EUREKA FORBES LTD Vs. COMMISSIONER OF CENTRAL EXCISE

Decided On May 25, 1999
EUREKA FORBES LTD. Appellant
V/S
COMMISSIONER OF CENTRAL EXCISE Respondents

JUDGEMENT

(1.) ARGUING the four stay Applications Ld. Sr. Counsel, Shri Hidyatullah draws attention to the unconditional stay order passed by the S.R.B. of this Tribunal in the Appellants' own case vide Order No. Stay/855/98, dated 25 -8 -1998.

(2.) THE ld. Counsel submits that the issue involved relates to whether the activity engaged in by the applicants in putting together certain bought out items and packing them and marketing them with their brand name would amount to manufacture. He submits that on similar facts four different Commissionerates had passed orders dropping the duty demand. The S.R.B. had taken note of the said orders as well as the question whether the activities engaged in by the Applicants would amount to manufacture in terms of section 2(f) of the Central Excise Act. The ld. Counsel further submits that the S.R.B. of this Tribunal, after considering the submissions made on behalf of the present applicants, had given full waiver of pre -deposit and penalty demanded by the Commissioner in the impugned order before them and Recovery of demand had been stayed till the pendency of the appeal. He also relied on certain decisions of the Tribunal and the higher Courts as to what can be considered 'manufacture' for purposes of section 2(f) of the Central Excise Act. He also submitted that the Tribunal had in the case of Gujarat Narmada Valley Fertiliser v. C.C.E. -1996 (88) E.L.T. 47 (Tribunal) held that for the purpose of consistency, the Tribunal should normally follow the interim order passed by a co -ordinate Bench. Ld. Counsel pleaded for unconditional stay of the said orders pending hearing of the Appeals on the lines of order passed by the S.R.B. referred to above.
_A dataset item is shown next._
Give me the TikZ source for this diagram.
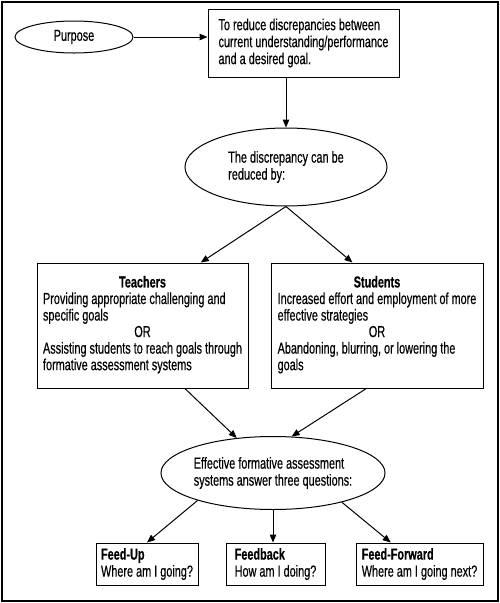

(3.) THE ld. DR Shri Sharma brought to our notice that the orders of the Commissioners dropping the proceedings against the Appellants had not considered certain aspects relating to the components which were put together by the Applicants before marketing them with their brand name and therefore those decisions are distinguishable on facts. He also drew attention in this connection to the Tribunal decision in APIC Industries v. C.C.E. 1993 (68) E.L.T. 357 wherein the Tribunal has held that the question whether Acqua Guard was complete water filter without purifier was not beyond doubt. He also drew our attention to Section note 6 of Section XVI of the C.E.T. A. in this connection. Ld. D.R. also drew attention to the Tribunal Judgment in Bharat Berg Ltd. v. C.C.E., Allahabad 1995 (78) E.L.T. 98 (T) wherein Tribunal had held that earlier stay order has no precedent value for correct enunciation of law.